The lack of funding also led to US Bookmaking failing to pay its taxes, lenders, vendors and employees in a timely and full manner.

Elys allegedly misrepresented business

Elys was not the only company interested in buying US Bookmaking. Conversations between the two companies started in April 2021 while there was another company potentially interested.

Elys allegedly represented its sports betting platform as “one of the newest and best betting software platforms in the world.” Elys was committed to continuing to invest to make it “one of, if not the leading US-based sports betting platforms.”

In the deal announcement, Salerno said US Bookmaking “determined that the Elys platform was superior to all the other platforms.” That came after three years of vetting “virtually every sports betting technology in existence.”

According to the company’s most recent 10-Q from May 16, Elys has just two US sports betting operations.

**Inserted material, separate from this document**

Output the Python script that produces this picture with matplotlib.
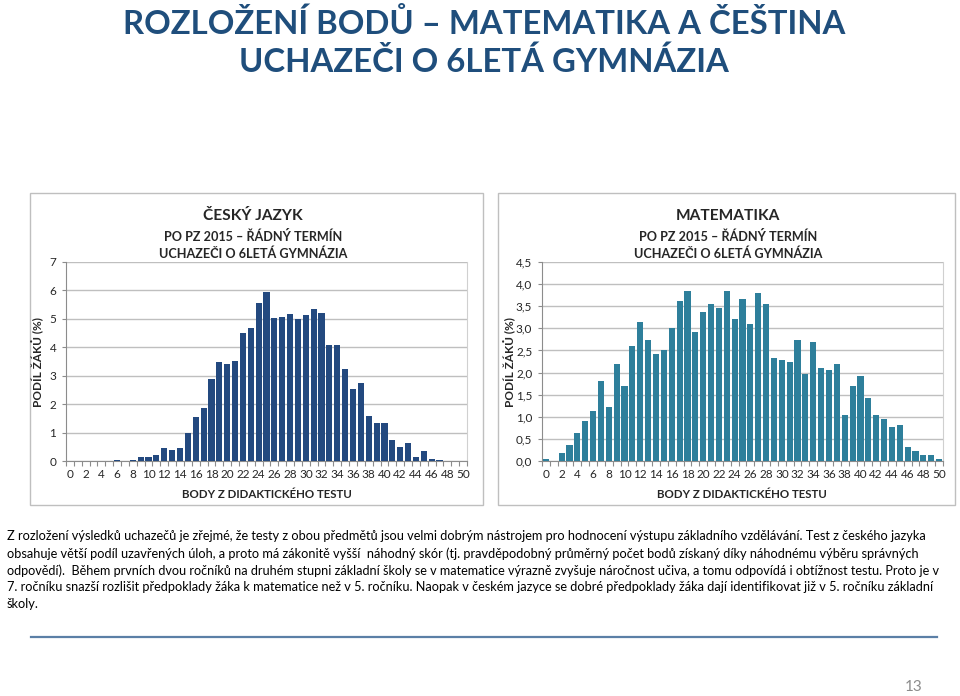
import matplotlib
matplotlib.use("Agg")
import matplotlib.pyplot as plt
from matplotlib.patches import Rectangle
from matplotlib.lines import Line2D
import numpy as np

plt.rcParams['font.family'] = ['Lato', 'DejaVu Sans']

# ---- data ----
points = list(range(0, 51))
cz_values = [0, 0, 0, 0, 0, 0, 0.03, 0, 0.03, 0.13, 0.13, 0.22, 0.45, 0.40, 0.45,
             1.00, 1.55, 1.87, 2.88, 3.47, 3.42, 3.52, 4.52, 4.67, 5.55, 5.95,
             5.03, 5.08, 5.17, 4.99, 5.13, 5.35, 5.22, 4.07, 4.07, 3.25, 2.55,
             2.74, 1.60, 1.32, 1.32, 0.74, 0.50, 0.63, 0.13, 0.35, 0.08, 0.03,
             0, 0, 0]
ma_values = [0.04, 0, 0.18, 0.36, 0.64, 0.91, 1.14, 1.82, 1.23, 2.19, 1.69, 2.60,
             3.15, 2.74, 2.42, 2.51, 3.01, 3.61, 3.84, 2.92, 3.38, 3.56, 3.47,
             3.84, 3.20, 3.66, 3.10, 3.79, 3.56, 2.33, 2.28, 2.24, 2.74, 1.96,
             2.69, 2.10, 2.05, 2.19, 1.05, 1.69, 1.92, 1.42, 1.05, 0.96, 0.78,
             0.82, 0.32, 0.23, 0.14, 0.14, 0.05]
x_tick_labels = [str(v) for v in range(0, 51, 2)]
cz_yticks = [0, 1, 2, 3, 4, 5, 6, 7]
ma_yticks = [0.0, 0.5, 1.0, 1.5, 2.0, 2.5, 3.0, 3.5, 4.0, 4.5]

main_title = ["ROZLOŽENÍ BODŮ – MATEMATIKA A ČEŠTINA", "UCHAZEČI O 6LETÁ GYMNÁZIA"]
cz_title = "ČESKÝ JAZYK"
ma_title = "MATEMATIKA"
sub_title = ["PO PZ 2015 – ŘÁDNÝ TERMÍN", "UCHAZEČI O 6LETÁ GYMNÁZIA"]
y_label = "PODÍL ŽÁKŮ (%)"
x_label = "BODY Z DIDAKTICKÉHO TESTU"
body_lines = [
    "Z rozložení výsledků uchazečů je zřejmé, že testy z obou předmětů jsou velmi dobrým nástrojem pro hodnocení výstupu základního vzdělávání. Test z českého jazyka",
    "obsahuje větší podíl uzavřených úloh, a proto má zákonitě vyšší  náhodný skór (tj. pravděpodobný průměrný počet bodů získaný díky náhodnému výběru správných",
    "odpovědí).  Během prvních dvou ročníků na druhém stupni základní školy se v matematice výrazně zvyšuje náročnost učiva, a tomu odpovídá i obtížnost testu. Proto je v",
    "7. ročníku snazší rozlišit předpoklady žáka k matematice než v 5. ročníku. Naopak v českém jazyce se dobré předpoklady žáka dají identifikovat již v 5. ročníku základní",
    "školy.",
]
page_no = "13"

W, H = 960, 696
fig = plt.figure(figsize=(W / 100, H / 100), dpi=100)
fig.patch.set_facecolor("white")
renderer = fig.canvas.get_renderer()

def fx(px):
    return px / W

def fy(py):
    return 1 - py / H

def fit(t, target_px, horizontal=True):
    """Scale a text's font size so that its extent matches target_px."""
    bb = t.get_window_extent(renderer=renderer)
    cur = bb.width if horizontal else bb.height
    t.set_fontsize(t.get_fontsize() * target_px / cur)
    return t.get_fontsize()

dark = "#262626"
title_color = "#1F4E7C"
t = fig.text(fx(484), fy(23), main_title[0], ha="center", va="center", fontsize=24,
             fontweight="bold", color=title_color)
tsize = fit(t, 723)
fig.text(fx(484), fy(62), main_title[1], ha="center", va="center", fontsize=tsize,
         fontweight="bold", color=title_color)

# chart boxes
for (l, r) in [(30, 483), (498, 955)]:
    fig.add_artist(Rectangle((fx(l), fy(505)), fx(r) - fx(l), fy(193) - fy(505),
                             transform=fig.transFigure, fill=False,
                             edgecolor="#BFBFBF", linewidth=1.0))

def make_chart(left_px, right_px, values, yticks, color, decimal):
    ax = fig.add_axes([fx(left_px), fy(461), fx(right_px) - fx(left_px), fy(262) - fy(461)])
    ax.bar(points, values, width=0.78, color=color, zorder=3)
    ax.set_xlim(-0.5, 50.5)
    ax.set_ylim(yticks[0], yticks[-1])
    ax.set_yticks(yticks)
    if decimal:
        ax.set_yticklabels([f"{v:.1f}".replace(".", ",") for v in yticks])
    else:
        ax.set_yticklabels([str(v) for v in yticks])
    ax.set_xticks(list(range(0, 51, 2)))
    ax.set_xticklabels(x_tick_labels)
    ax.set_xticks(np.arange(-0.5, 51, 1), minor=True)
    ax.tick_params(axis="x", which="major", length=0, labelsize=8.5,
                   colors=dark, pad=6)
    ax.tick_params(axis="x", which="minor", length=3.5, color="#8C8C8C", width=0.8)
    ax.tick_params(axis="y", length=3, color="#8C8C8C", labelsize=8.5,
                   labelcolor=dark, pad=4)
    ax.grid(axis="y", color="#BFBFBF", linewidth=1.0, zorder=0)
    ax.spines["top"].set_visible(False)
    ax.spines["left"].set_color("#8C8C8C")
    ax.spines["bottom"].set_color("#8C8C8C")
    ax.spines["right"].set_color("#D0D0D0")
    ax.set_facecolor("white")
    return ax

ax1 = make_chart(66, 467, cz_values, cz_yticks, "#23497F", False)
ax2 = make_chart(542, 943, ma_values, ma_yticks, "#2E7F9B", True)

chart_title_size = None
for cx, title, ylx, xlx in [(253, cz_title, 38, 267), (728, ma_title, 510, 742)]:
    t = fig.text(fx(cx), fy(216), title, ha="center", va="center", fontsize=12,
                 fontweight="bold", color=dark)
    if chart_title_size is None:
        chart_title_size = fit(t, 100)
    else:
        t.set_fontsize(chart_title_size)
    s1 = fig.text(fx(cx), fy(237), sub_title[0], ha="center", va="center", fontsize=9,
                  fontweight="bold", color=dark)
    ss = fit(s1, 177)
    fig.text(fx(cx), fy(254), sub_title[1], ha="center", va="center", fontsize=ss,
             fontweight="bold", color=dark)
    yl = fig.text(fx(ylx), fy(362), y_label, ha="center", va="center", rotation=90,
                  fontsize=8.5, fontweight="bold", color=dark)
    fit(yl, 90, horizontal=False)
    xl = fig.text(fx(xlx), fy(495), x_label, ha="center", va="center", fontsize=8,
                  fontweight="bold", color=dark)
    fit(xl, 170)

# body text
line_y = [536, 553.5, 570.5, 587, 603.5]
line_end = [927, 920, 941, 939]
fs_list = []
for i, line in enumerate(body_lines):
    t = fig.text(fx(7), fy(line_y[i]), line, ha="left", va="center", fontsize=10,
                 color="black")
    if i < len(line_end):
        fs_list.append(fit(t, line_end[i] - 7))
    else:
        t.set_fontsize(float(np.mean(fs_list)))

fig.add_artist(Line2D([fx(31), fx(937)], [fy(637), fy(637)], transform=fig.transFigure,
                      color="#5B7FA6", linewidth=1.6))
fig.text(fx(914), fy(687), page_no, ha="center", va="center", fontsize=11,
         color="#8C8C8C")

fig.savefig("out.png", dpi=100, facecolor="white")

Elys operates sports betting at Ocean Resort in New Jersey and Grand Central Restaurant in Washington, DC, with other DC partnerships pending. The company also offers retail and online betting in Italy.

What’s next in lawsuit?

Elys is trying to move the lawsuit out of State Court and into US District Court, though the plaintiffs want the case to stay put.

The agreement from July 2021 says courts of the state of Nevada should be where issues are handled unless they do not have jurisdiction:

In any action or proceeding between any of the Parties arising out of or relating to this Agreement or the contemplated Transaction, each of the Parties: (a) irrevocably and unconditionally consents and submits to the exclusive jurisdiction and venue of the courts of the State of Nevada, or to the extent such courts do not have subject matter jurisdiction, the United States District Court for the State of Nevada or, to the extent that neither of the foregoing courts has jurisdiction, the Superior Court of the State of Delaware;

There are no federal claims made, so the case should not be moved, according to the plaintiffs.